A mensagem subliminar com a extinção da Subsecretaria Geral de Meio Ambiente, Energia e Ciência e Tecnologia do Itamaraty já indica que não há respaldo para que diplomatas brasileiros atuem de forma propositiva em foros internacionais para promoção de políticas que visem à segurança climática. Tal retrocesso terá graves impactos na agenda comercial, mas também no soft power da diplomacia brasileira acumulada durante décadas, principalmente quando os países mais progressistas, democráticos e inclusivos cada vez mais se alinham com a Agenda 2030.
Tal agenda transformou-se hoje em uma bússola com metas específicas para que não apenas os governos, mas também o setor privado e as organizações da sociedade civil possam cuidar melhor das pessoas e do planeta, frente a uma geopolítica cada vez mais complexa e desalinhada. Negá-la tornará o Brasil incapaz de implementar um modelo de desenvolvimento que traga benefícios no presente para a maioria dos brasileiros e brasileiras – não para as poucas elites –, sem comprometer as gerações futuras.
Frente aos graves indícios de retrocessos na política externa e interna que os ODS articulam, o Grupo de Trabalho da Sociedade Civil para Agenda 2030 (GTSC A2030) reafirma a importância da Resolução 70/1 e não medirá esforços para seguir divulgando seu conteúdo. Chamamos a atenção de que as agendas nacionais e internacionais cada vez mais precisam caminhar de mãos dadas.
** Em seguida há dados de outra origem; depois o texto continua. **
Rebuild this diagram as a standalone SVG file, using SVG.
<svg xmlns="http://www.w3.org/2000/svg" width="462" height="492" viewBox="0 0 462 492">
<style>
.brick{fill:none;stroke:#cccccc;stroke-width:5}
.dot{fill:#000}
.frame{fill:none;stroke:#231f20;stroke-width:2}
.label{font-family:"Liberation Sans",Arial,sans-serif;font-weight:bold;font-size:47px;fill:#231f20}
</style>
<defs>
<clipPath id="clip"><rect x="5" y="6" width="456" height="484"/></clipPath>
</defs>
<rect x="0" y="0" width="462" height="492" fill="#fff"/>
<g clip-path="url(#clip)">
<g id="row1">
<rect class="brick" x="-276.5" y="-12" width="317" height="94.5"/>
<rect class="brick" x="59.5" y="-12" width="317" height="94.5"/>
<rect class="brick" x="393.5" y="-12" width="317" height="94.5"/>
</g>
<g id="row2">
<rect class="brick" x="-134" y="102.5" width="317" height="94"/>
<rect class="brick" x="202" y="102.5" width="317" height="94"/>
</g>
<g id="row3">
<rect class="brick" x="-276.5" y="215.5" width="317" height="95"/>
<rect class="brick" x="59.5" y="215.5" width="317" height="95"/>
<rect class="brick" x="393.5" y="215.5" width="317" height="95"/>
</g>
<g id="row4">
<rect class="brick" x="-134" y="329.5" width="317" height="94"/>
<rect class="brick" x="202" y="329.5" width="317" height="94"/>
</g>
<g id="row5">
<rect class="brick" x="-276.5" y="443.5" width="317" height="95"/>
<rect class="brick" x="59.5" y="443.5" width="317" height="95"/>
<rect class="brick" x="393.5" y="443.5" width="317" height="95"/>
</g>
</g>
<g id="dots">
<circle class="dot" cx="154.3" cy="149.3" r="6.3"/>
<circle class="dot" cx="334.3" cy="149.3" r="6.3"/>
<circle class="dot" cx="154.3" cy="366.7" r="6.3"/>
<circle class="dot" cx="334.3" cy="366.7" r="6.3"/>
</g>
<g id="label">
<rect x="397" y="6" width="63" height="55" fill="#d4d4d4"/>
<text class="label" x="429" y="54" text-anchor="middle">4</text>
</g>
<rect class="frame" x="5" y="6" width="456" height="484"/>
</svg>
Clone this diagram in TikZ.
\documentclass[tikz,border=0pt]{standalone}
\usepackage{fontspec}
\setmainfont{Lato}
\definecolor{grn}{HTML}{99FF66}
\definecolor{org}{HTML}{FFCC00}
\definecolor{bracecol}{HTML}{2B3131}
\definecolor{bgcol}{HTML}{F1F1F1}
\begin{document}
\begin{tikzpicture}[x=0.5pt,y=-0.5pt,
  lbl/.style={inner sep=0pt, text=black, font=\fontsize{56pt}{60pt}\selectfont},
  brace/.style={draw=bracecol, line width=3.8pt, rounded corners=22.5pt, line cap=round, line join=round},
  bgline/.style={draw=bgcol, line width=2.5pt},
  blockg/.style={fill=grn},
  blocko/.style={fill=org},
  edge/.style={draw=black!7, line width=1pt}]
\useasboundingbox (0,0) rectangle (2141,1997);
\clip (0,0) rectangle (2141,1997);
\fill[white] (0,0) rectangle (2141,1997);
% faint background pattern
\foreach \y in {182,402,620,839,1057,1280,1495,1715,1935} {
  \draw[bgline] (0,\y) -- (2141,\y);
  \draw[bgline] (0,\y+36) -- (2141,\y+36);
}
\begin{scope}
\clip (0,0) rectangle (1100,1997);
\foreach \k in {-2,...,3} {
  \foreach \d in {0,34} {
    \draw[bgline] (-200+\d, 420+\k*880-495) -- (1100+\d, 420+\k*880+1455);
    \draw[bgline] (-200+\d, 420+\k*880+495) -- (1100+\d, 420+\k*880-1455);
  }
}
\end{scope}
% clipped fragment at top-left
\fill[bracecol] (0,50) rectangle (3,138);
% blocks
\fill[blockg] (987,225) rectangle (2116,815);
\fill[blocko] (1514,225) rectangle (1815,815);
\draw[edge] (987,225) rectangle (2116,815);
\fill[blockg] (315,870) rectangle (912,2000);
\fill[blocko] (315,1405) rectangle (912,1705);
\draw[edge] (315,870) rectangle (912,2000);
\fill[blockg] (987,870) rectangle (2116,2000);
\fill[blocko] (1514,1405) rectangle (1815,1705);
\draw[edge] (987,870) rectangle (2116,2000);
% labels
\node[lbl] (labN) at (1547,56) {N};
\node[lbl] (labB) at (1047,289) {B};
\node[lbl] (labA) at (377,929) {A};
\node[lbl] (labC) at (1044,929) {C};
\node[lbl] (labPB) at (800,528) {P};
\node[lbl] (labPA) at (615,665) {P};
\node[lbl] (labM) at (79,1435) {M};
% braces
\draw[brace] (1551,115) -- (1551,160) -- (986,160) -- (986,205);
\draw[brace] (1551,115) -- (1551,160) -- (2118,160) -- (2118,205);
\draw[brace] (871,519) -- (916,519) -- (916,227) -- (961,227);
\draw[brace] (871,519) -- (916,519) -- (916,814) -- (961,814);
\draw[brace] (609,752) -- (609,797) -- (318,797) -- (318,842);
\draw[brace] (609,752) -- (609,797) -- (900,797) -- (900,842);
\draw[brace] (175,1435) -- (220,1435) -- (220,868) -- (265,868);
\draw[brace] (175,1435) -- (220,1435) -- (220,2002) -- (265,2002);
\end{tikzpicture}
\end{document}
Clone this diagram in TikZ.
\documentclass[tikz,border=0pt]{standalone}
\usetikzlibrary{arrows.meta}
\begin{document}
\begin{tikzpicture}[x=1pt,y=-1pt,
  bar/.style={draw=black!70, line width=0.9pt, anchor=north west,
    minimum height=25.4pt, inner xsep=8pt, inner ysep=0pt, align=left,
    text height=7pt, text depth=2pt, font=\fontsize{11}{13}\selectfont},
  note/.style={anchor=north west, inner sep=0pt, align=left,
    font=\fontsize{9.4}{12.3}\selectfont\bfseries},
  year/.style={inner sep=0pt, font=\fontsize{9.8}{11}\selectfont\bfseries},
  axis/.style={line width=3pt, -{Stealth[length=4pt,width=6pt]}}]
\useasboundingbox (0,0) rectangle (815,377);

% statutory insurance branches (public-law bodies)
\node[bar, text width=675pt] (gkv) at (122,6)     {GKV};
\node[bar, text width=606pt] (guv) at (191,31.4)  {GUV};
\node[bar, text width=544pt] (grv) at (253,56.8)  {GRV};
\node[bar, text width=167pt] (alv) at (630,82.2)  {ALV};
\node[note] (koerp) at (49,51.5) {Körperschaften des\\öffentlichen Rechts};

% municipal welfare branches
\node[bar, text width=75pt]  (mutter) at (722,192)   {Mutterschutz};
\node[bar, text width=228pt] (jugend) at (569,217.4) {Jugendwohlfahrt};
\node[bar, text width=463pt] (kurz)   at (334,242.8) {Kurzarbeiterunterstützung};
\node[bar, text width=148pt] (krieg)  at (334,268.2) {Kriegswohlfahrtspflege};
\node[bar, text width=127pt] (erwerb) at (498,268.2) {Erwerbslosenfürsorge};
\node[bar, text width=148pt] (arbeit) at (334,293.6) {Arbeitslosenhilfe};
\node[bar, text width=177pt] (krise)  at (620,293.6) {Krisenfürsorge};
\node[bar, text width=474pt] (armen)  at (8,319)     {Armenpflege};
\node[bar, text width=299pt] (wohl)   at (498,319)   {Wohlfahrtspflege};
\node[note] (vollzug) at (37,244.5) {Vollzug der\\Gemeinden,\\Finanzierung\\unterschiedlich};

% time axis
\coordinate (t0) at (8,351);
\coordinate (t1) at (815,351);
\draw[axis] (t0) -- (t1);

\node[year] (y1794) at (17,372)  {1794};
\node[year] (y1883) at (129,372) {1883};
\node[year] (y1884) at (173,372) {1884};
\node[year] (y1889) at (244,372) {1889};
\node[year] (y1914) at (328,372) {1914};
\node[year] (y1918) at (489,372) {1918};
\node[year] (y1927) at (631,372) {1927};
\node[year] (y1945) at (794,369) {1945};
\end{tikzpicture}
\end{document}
Pelo bem das pessoas e do planeta, esperamos que os 17 ODS continuem sendo implementados no Brasil, pois, se já não estava fácil avançar na contenção das mudanças climáticas, no combate à pobreza, às desigualdades e às imensas injustiças que o país enfrenta, agora, diante de um governo cujas lideranças políticas e técnicas se mostram descomprometidas com os direitos sociais, econômicos e ambientais, o desafio será ainda maior.